As I discussed in the report, and other studies by CAP have noted, a “needs-based” approach to aid, covering all of Iraq, will avoid any sign of favoritism. And as Christians and Yazidis are clearly suffering, such efforts should prioritize them. It is possible that bureaucratic issues with the UN and corruption in Iraq’s government may prevent these groups from receiving the help they need. But that means we should work more closely with the UN to improve its effectiveness, not cut it off. Aid intended for all of Iraq can promote a stable, prosperous country that will provide a home for religious minorities.

By contrast, directing aid specifically towards religious minorities may only harden divisions. Some have warned against US religious engagement policies. They argue that viewing political struggles through a religious lens can solidify sectarian divisions. I wouldn’t necessarily go that far. Religious minorities have been repressed throughout the 20th century, well before America incorporated religious engagement into its foreign policy. But it is true that the way we approach religious issues can alter the facts on the ground. If the United States singles out Iraqi Christians for help, this may intensify other groups’ hostility towards them and even suggest they are more loyal to America than Iraq.

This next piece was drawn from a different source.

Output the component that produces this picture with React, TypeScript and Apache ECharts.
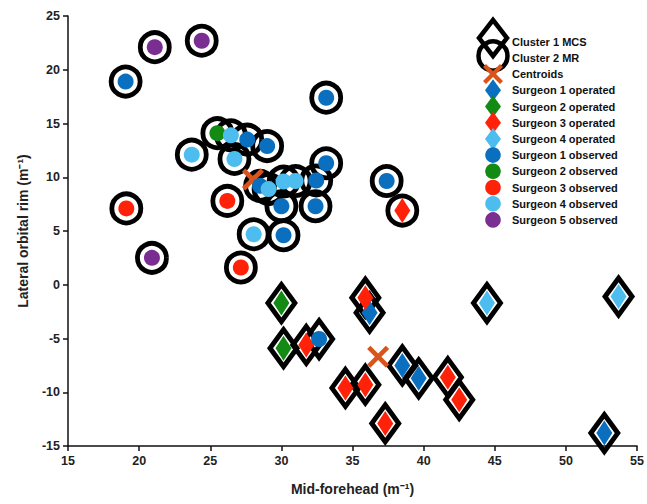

These new policies may ensure religious minorities receive necessary support. But these groups may also attract more governmental discrimination and extremist violence, leaving them less secure. Greater sectarian tensions in Iraq could spark a new wave of fighting, further destabilizing the region. This, in turn, may lead to even more persecution of religious minorities; in a recent study, Jason Klocek (of Notre Dame’s Global Religion Research Institute) and I found that states often intensify religious repression after sectarian conflict to keep religious communities under control.

Again, I fully agree with what these policies hope to accomplish. Christians and Yazidis in Iraq have suffered greatly, and need our help. But favoring these groups with aid distribution may only exacerbate tensions among religious communities. It could even lay the foundation for future conflict. A broad-based aid program in cooperation with the United Nations does not ignore the suffering of Iraq’s Christians. In fact, it may be the only way to ensure they can be safe.